Cuando el más inane entretenimiento cinematográfico para los tiernos infantes –marca de la casa Disney en este caso– se mezcla con la aparatosidad de Jerry Bruckheimer –por nombrar alguno de sus despropósitos, quedémonos con los últimos Transformers–, acabamos por obtener un producto resultante que peca de pueril e inofensivo en la parte de mero pasatiempo, y que apabulla hasta la extenuación en los pasajes donde se entrega al desenfreno habitual en los títulos del mentado director norteamericano.
G-Force: Licencia para espiar nos cuenta la historia de un comando de cobayas especialmente entrenadas para efectuar misiones peligrosas –al estilo de Misión imposible o James Bond– que trabajan para una agencia gubernamental. Los diminutos animales deberán enfrentarse a los planes que tiene un millonario para dominar el mundo a través de los microchips que han implantado en los electrodomésticos que fabrica y comercializa la multinacional que él dirige.
Los roedores protagonistas están generados por ordenador (y en la versión original deben sus voces a Nicolas Cage, Steve Buscemi o Penélope Cruz), encontrando su réplica en actores de carne y hueso como Bill Nighy o Zach Galifianakis (el cuñado de Resacón en Las Vegas), que están bastante comedidos, considerando la rienda suelta que se suele dar al histrionismo en este tipo de títulos.
En general hay que agradecer el buen diseño de personajes y de aparatos que se ha realizado previo al rodaje, aunque hoy en día la tecnología permite hacer todo tipo de virguerías dentro del cine de animación. Sin embargo, es una pena que los encargados del guión no se hayan aplicado tan a fondo en su cometido, porque nos encontramos ante una historia plana –tanto en desarrollo como en su supuesto humor, demasiado infantil– que sólo engancha durante los primeros veinte minutos de proyección, donde asistimos a una trepidante misión llevada a cabo por el comando protagonista.
Traspasado su ecuador, la cinta se lanza en picado hacia un frenesí pirotécnico digno de cualquier producto de la factoría Bruckheimer, tratando de sobrecoger a base de épica artificiosa y de grandilocuencia visual (hay pasajes que parecen escenas perdidas de G.I. Joe o Transformers), saturando al espectador y jugando con su paciencia. Eso sí, aquí la duración apenas supera los ochenta minutos, una lección que el productor de Piratas del Caribe debería aprender.

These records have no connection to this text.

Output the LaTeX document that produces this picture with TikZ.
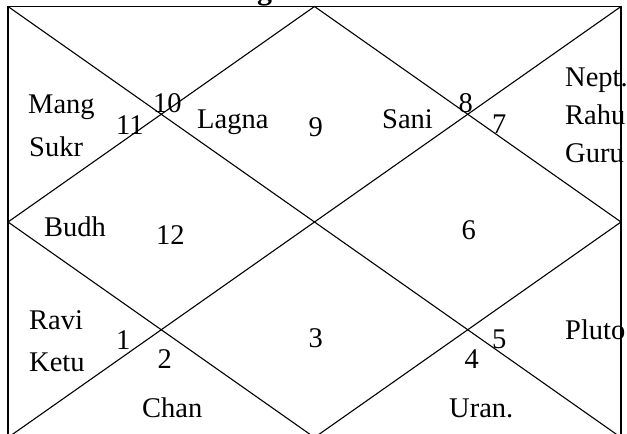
\documentclass[tikz,border=0pt]{standalone}
\usepackage{fontspec}
\setmainfont{Liberation Serif}
\begin{document}
\begin{tikzpicture}[x=1pt,y=-1pt,
  lbl/.style={anchor=base west, inner sep=0pt, font=\fontsize{28.5}{34}\selectfont},
  border/.style={line width=1.7pt, black},
  inner/.style={line width=1.1pt, black}]
\useasboundingbox (0,0) rectangle (627,434);
% title (only the descender of the g is visible)
\node[anchor=south, inner sep=0pt, font=\fontsize{30}{36}\selectfont\bfseries] (title) at (264.5,6.5) {g};
% corner and midpoint coordinates
\coordinate (TL) at (8,6.5);
\coordinate (TR) at (621,6.5);
\coordinate (BL) at (8,437.5);
\coordinate (BR) at (621,437.5);
\coordinate (TM) at (314.5,6.5);
\coordinate (BM) at (314.5,437.5);
\coordinate (LM) at (8,222);
\coordinate (RM) at (621,222);
% labels
\node[lbl] (mang) at (28,113) {Mang};
\node[lbl] (sukr) at (29,156) {Sukr};
\node[lbl] (h11) at (116,134) {11};
\node[lbl] (h10) at (153,112) {10};
\node[lbl] (lagna) at (197,128) {Lagna};
\node[lbl] (h9) at (308.5,136) {9};
\node[lbl] (sani) at (382,128) {Sani};
\node[lbl] (h8) at (458.5,112) {8};
\node[lbl] (h7) at (492,133) {7};
\node[lbl] (nept) at (565,86) {Nept.};
\node[lbl] (rahu) at (565,124) {Rahu};
\node[lbl] (guru) at (565,162) {Guru};
\node[lbl] (budh) at (44,236) {Budh};
\node[lbl] (h12) at (156,244) {12};
\node[lbl] (h6) at (461.5,239) {6};
\node[lbl] (ravi) at (29,329) {Ravi};
\node[lbl] (ketu) at (29,371) {Ketu};
\node[lbl] (h1) at (116,349) {1};
\node[lbl] (h2) at (157.5,368) {2};
\node[lbl] (h3) at (308.5,347) {3};
\node[lbl] (chan) at (142,417) {Chan};
\node[lbl] (h5) at (492,348) {5};
\node[lbl] (pluto) at (565,339) {Pluto};
\node[lbl] (h4) at (464.5,368) {4};
\node[lbl] (uran) at (449,417) {Uran.};
% chart lines
\draw[inner] (TL) -- (BR);
\draw[inner] (TR) -- (BL);
\draw[inner] (TM) -- (RM) -- (BM) -- (LM) -- cycle;
\draw[border] (TL) -- (TR) -- (BR) -- (BL) -- cycle;
\end{tikzpicture}
\end{document}
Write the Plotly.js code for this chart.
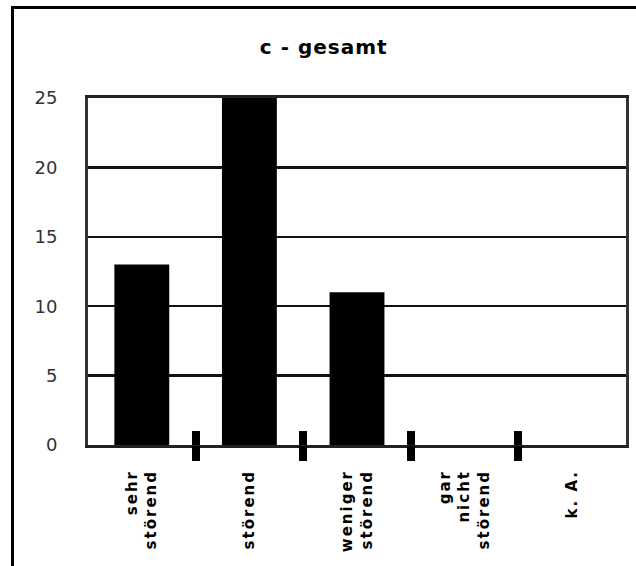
<!DOCTYPE html>
<html>
<head>
<meta charset="utf-8">
<script src="https://cdn.plot.ly/plotly-3.0.1.min.js"></script>
<style>
  html, body { margin: 0; padding: 0; background: #fff; }
  #wrap { position: relative; width: 636px; height: 566px; overflow: hidden; }
  #chart { position: absolute; left: 0; top: 0; width: 636px; height: 566px; }
  #frame { position: absolute; left: 11px; top: 6px; width: 640px; height: 600px;
           border-top: 3px solid #000; border-left: 3px solid #000; pointer-events: none; }
  #chart .xtick text { letter-spacing: 2px; }
  #chart .gtitle { letter-spacing: 1px; }
</style>
</head>
<body>
<div id="wrap">
  <div id="chart"></div>
  <div id="frame"></div>
</div>
<script>
const chartTitle = "c - gesamt";
const categories = ["sehr<br>störend", "störend", "weniger<br>störend", "gar<br>nicht<br>störend", "k. A."];
const values = [13, 25, 11, 0, 0];
const yTicks = [0, 5, 10, 15, 20, 25];

const boundaries = categories.slice(1).map((_, i) => i + 0.5);
const xRange = [-0.5, categories.length - 0.5];

const helper = (xa) => ({
  type: "scatter",
  mode: "markers",
  x: boundaries,
  y: boundaries.map(() => 0),
  xaxis: xa,
  yaxis: "y",
  marker: { opacity: 0, size: 1 },
  hoverinfo: "skip",
  showlegend: false
});

const traces = [{
  type: "bar",
  x: categories,
  y: values,
  marker: { color: "#000" },
  hoverinfo: "x+y"
}, helper("x2"), helper("x3")];

const tickAxis = (inside) => ({
  overlaying: "x",
  anchor: "y",
  side: "bottom",
  type: "linear",
  range: xRange,
  tickmode: "array",
  tickvals: boundaries,
  ticks: inside ? "inside" : "outside",
  ticklen: inside ? 14 : 15,
  tickwidth: 8,
  tickcolor: "#000",
  showticklabels: false,
  showgrid: false,
  showline: false,
  zeroline: false,
  fixedrange: true
});

const layout = {
  width: 636,
  height: 566,
  margin: { l: 88, r: 10, t: 98, b: 121 },
  paper_bgcolor: "#fff",
  plot_bgcolor: "#fff",
  showlegend: false,
  bargap: 0.49,
  title: {
    text: chartTitle,
    font: { family: "DejaVu Sans", size: 20, weight: "bold", color: "#000" },
    x: 0.509, xanchor: "center", xref: "container",
    y: 0.917, yanchor: "middle", yref: "container"
  },
  xaxis: {
    type: "category",
    range: xRange,
    ticks: "",
    tickangle: -90,
    ticklabelstandoff: 16,
    tickfont: { family: "DejaVu Sans", size: 15, weight: "bold", color: "#000" },
    showline: true, linecolor: "#222", linewidth: 3, mirror: true,
    showgrid: false, zeroline: false, automargin: false, fixedrange: true
  },
  xaxis2: tickAxis(false),
  xaxis3: tickAxis(true),
  yaxis: {
    range: [0, 25],
    tickmode: "array",
    tickvals: yTicks,
    ticks: "",
    ticklabelstandoff: 24,
    tickfont: { family: "DejaVu Sans", size: 18, color: "#333" },
    showline: true, linecolor: "#333", linewidth: 3, mirror: true,
    showgrid: true, gridcolor: "#111", gridwidth: 2.5,
    zeroline: false, automargin: false, fixedrange: true
  }
};

Plotly.newPlot("chart", traces, layout, { displayModeBar: false, staticPlot: true });
</script>
</body>
</html>
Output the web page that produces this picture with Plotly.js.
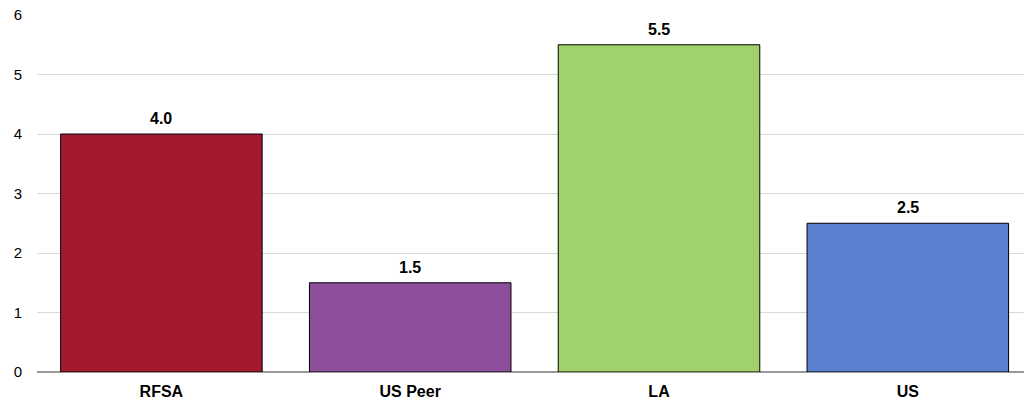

Queda la pobre sensación de estar ante un producto familiar demasiado poco trabajado –se recurre sin rubor a las gracietas fáciles provenientes de un secundario que tiene tendencia a tirarse pedos muy olorosos, por ejemplo–, en la onda de Pequeños invasores, y que más allá de la acción casi constante ofrece poco de emoción. Tal vez su versión en 3D tenga más alicientes visuales, pero no es precisamente eso lo que le falta a este filme.